I’ve been trying to amp up my reading, both as a way of weaning myself off my video game addiction and as a way of slowly chipping away at my to-read bookcase.  Yes, not a to-read pile, I have a full bookcase full of books I need to read.  That was a wakeup call.  Along the way, I’m seeing good writers make bad mistakes.  I won’t call anyone out by name but I do want talk about what we can do as writers to make it easy for readers to pick up our work and immerse themselves in our world.

To start with, minimize slang and world-specific words.  I committed to reviewing a novel for another writer (it’s coming, it’s coming, I swear) but when I picked up the book from Amazon, I immediately bounced off the text.  The prose was fine, the descriptions were good and even the characters were interesting enough. However it was a fantasy novel set in a secondary world and nearly everything in the book had it’s own slang name or a world-specific name.  I had to decode every other sentence. It was and is painful.  For example (not a quote from the book):

“Chop kept his face sunsetside, letting his wide-brimmed talen shade his features.  Tinder played in the streets, distracting the merchants along the dongalle canal so their trained chermink could steal cool and sweet podoods in their hook-like claws.  Chop’s hand rested on his xiphos hilt, with a little luck no one would tumble and he could keep it resting-like.”

Translated into more normal English, that should read:

“Chop kept his face towards the west, letting his wide-brimmed hat shade his features.  Street kids played in the streets, distracting the merchants along the canals so their tamed and trained chermink* coold steal the cool and sweet melons in their hook-like claws.  Chop’s hand rested on his sword’s hilt. With a little luck, no one would recognize him and he could keep it in its sheath.”

Now the good thing about the first passage is that it shows that the author has really crafted their world, that they know it well enough to actually create its own slang.  But look how many strange words and and strange usages of words we have.  Most readers will bounce right off. A few, a good core, will get into the story and let that level of world detail absorb into themselves. They will love your book.  And good for them, we need more readers like that. But a larger majority of readers will be turned off.  There can be very good writers and very good stories that are nearly impenetrable. Trainspotting, A Clockwork Orange, Finnegan’s Wake all create a huge language barrier that rewards the patient reader willing to work at it.

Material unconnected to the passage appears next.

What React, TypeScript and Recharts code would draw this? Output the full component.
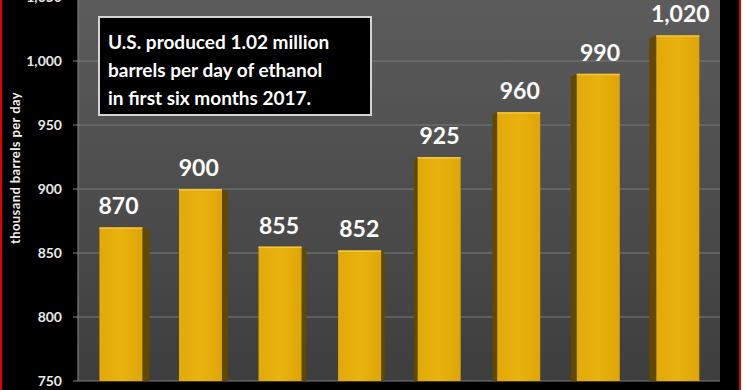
import React from 'react';
import { BarChart, Bar, XAxis, YAxis, CartesianGrid, LabelList } from 'recharts';

const years = ['2010', '2011', '2012', '2013', '2014', '2015', '2016', '2017'];
const production = [870, 900, 855, 852, 925, 960, 990, 1020];
const yTicks = [750, 800, 850, 900, 950, 1000, 1050];

const data = years.map((year, i) => ({ year, value: production[i] }));

const W = 745;
const H = 390;
const margin = { top: -3, right: 25, left: 0, bottom: 9 };
const yAxisWidth = 78;
const plotLeft = margin.left + yAxisWidth;
const plotRight = W - margin.right;
const band = (plotRight - plotLeft) / years.length;
const center = (plotLeft + plotRight) / 2;
const font = 'Lato, "Open Sans", sans-serif';

// front face + a dark side facing the middle, a bit of fake perspective
function Bar3D(props: any) {
  const { x, y, width, height } = props;
  if (height <= 0) return null;
  const cx = x + width / 2;
  const dx = (center - cx) * 0.0086;
  const fx = x + dx;
  const bottom = y + height;
  const depth = 3 + (Math.abs(center - cx) / 280) * 4;
  const left = cx > center;
  const side = left
    ? `${fx},${y} ${fx - depth},${y + 3} ${fx - depth},${bottom} ${fx},${bottom}`
    : `${fx + width},${y} ${fx + width + depth},${y + 3} ${fx + width + depth},${bottom} ${fx + width},${bottom}`;
  return (
    <g>
      <polygon points={side} fill="#614a00" />
      <rect x={fx} y={y} width={width} height={height} fill="url(#barFront)" />
      <rect x={fx} y={y} width={width} height={1.5} fill="#f3c63a" />
    </g>
  );
}

function XTick(props: any) {
  const { x, y, index, payload } = props;
  return (
    <g>
      <line x1={x + band / 2} y1={y} x2={x + band / 2} y2={y + 7} stroke="#8a8a8a" />
      {index === 0 && <line x1={x - band / 2} y1={y} x2={x - band / 2} y2={y + 7} stroke="#8a8a8a" />}
      <text x={x} y={y + 24} fill="#fff" textAnchor="middle" fontSize={14} fontWeight={700} fontFamily={font}>
        {payload.value}
      </text>
    </g>
  );
}

function YLabel() {
  return (
    <text
      x={15}
      y={168}
      transform="rotate(-90 15 168)"
      textAnchor="middle"
      dominantBaseline="central"
      fill="#f0f0f0"
      fontSize={13}
      fontWeight={700}
      letterSpacing={0.4}
      fontFamily={font}
    >
      thousand barrels per day
    </text>
  );
}

export default function App() {
  return (
    <div style={{ position: 'fixed', left: 0, top: 0, width: W, height: H, background: '#fff', overflow: 'hidden' }}>
      <div style={{ position: 'absolute', left: 0, top: 0, width: 741, height: H, background: '#000' }} />
      <div style={{ position: 'absolute', left: 0, top: 0, width: 2, height: H, background: '#e00000' }} />
      <div style={{ position: 'absolute', left: 739, top: 0, width: 2, height: H, background: '#e00000' }} />
      <div style={{ position: 'absolute', left: 0, top: 0 }}>
        <BarChart width={W} height={H} data={data} margin={margin} barSize={43}>
          <defs>
            <linearGradient id="wall" x1="0" y1="0" x2="0" y2="1">
              <stop offset="0%" stopColor="#5c5c5c" />
              <stop offset="100%" stopColor="#3e3e3e" />
            </linearGradient>
            <linearGradient id="barFront" x1="0" y1="0" x2="1" y2="0">
              <stop offset="0%" stopColor="#e2aa08" />
              <stop offset="50%" stopColor="#e9b20f" />
              <stop offset="100%" stopColor="#dda606" />
            </linearGradient>
          </defs>
          <CartesianGrid vertical={false} stroke="#7a7a7a" fill="url(#wall)" />
          <XAxis
            dataKey="year"
            height={0}
            interval={0}
            tickLine={false}
            tickSize={0}
            tickMargin={0}
            axisLine={{ stroke: '#8a8a8a' }}
            tick={<XTick />}
          />
          <YAxis
            width={yAxisWidth}
            domain={[750, 1050]}
            ticks={yTicks}
            interval={0}
            tickSize={5}
            tickMargin={11}
            axisLine={{ stroke: '#8a8a8a' }}
            tickLine={{ stroke: '#8a8a8a' }}
            tickFormatter={(v: number) => v.toLocaleString('en-US')}
            tick={{ fill: '#e8e8e8', fontSize: 14, fontWeight: 700, fontFamily: font }}
            label={<YLabel />}
          />
          <Bar dataKey="value" shape={<Bar3D />} isAnimationActive={false}>
            <LabelList
              dataKey="value"
              position="top"
              offset={13}
              fill="#ffffff"
              formatter={(v: any) => Number(v).toLocaleString('en-US')}
              style={{ fontSize: 23, fontWeight: 700, fontFamily: font }}
            />
          </Bar>
        </BarChart>
      </div>
      <div
        style={{
          position: 'absolute',
          left: 98,
          top: 16,
          width: 274,
          height: 100,
          border: '2px solid #d4d4d4',
          background: '#000',
          color: '#fff',
          fontFamily: font,
          fontWeight: 700,
          fontSize: 19,
          lineHeight: '28px',
          padding: '10px 0 0 8px',
          boxSizing: 'border-box',
          whiteSpace: 'nowrap',
        }}
      >
        U.S. produced 1.02 million
        <br />
        barrels per day of ethanol
        <br />
        in first six months 2017.
      </div>
    </div>
  );
}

Most readers don’t want to work. That’s just the way it is, for better or for worse.  When you’re writing, strive for clarity.  You don’t have to write ‘down’ and if you’re a language stylist, go for it. Write what is true to yourself.  But if you have any mental flexibility in your work, make it easy for your reader. Don’t call a melon a ‘podood’, call it a melon.  Now part of the appeal of fantasy is to write about settings and cultures and creatures that don’t exist.  So how do you handle those?

Clarity first.  Describe what you’re showing the reader. Don’t just toss out an archaic or created word and hope your readers will understand it**.  Describe it.  There might be good reasons you’re having the main character use a xiphos instead of a more conventional fantasy broadsword.  So show the reader the short two foot length, the narrow waisted, leaf-shaped double edged blade. If it’s a fictional food or race, all the more reason to describe it. You don’t have to go on for pages, a couple of sentences of description will usually suffice. 

But you don’t want to drown the reader in description after description either.  So space out your created words. Use slang sparingly and make it clear in dialog context what the words mean. One sentence from a character that’s full of made up words can be a delightful puzzle for the reader.  A page that’s full of them is a minotaur’s maze that many readers won’t make it through.  A good rule of thumb for me is no more than three or four world-specific words per page. Even that might be a bit much but I think that’s reasonable.  Same with slang and make sure you’re using your words consistently.  Repetition will help recognition in readers, just again, try not to overdo it.

Next time, I’ll look at sequels and how to build on what you’ve written while making it accessible to more casual readers.

*this actually is a world-specific animal, sort of a monkey cat so it really doesn’t have a good translatable name

**I got dinged on this recently so it’s fresh in my mind.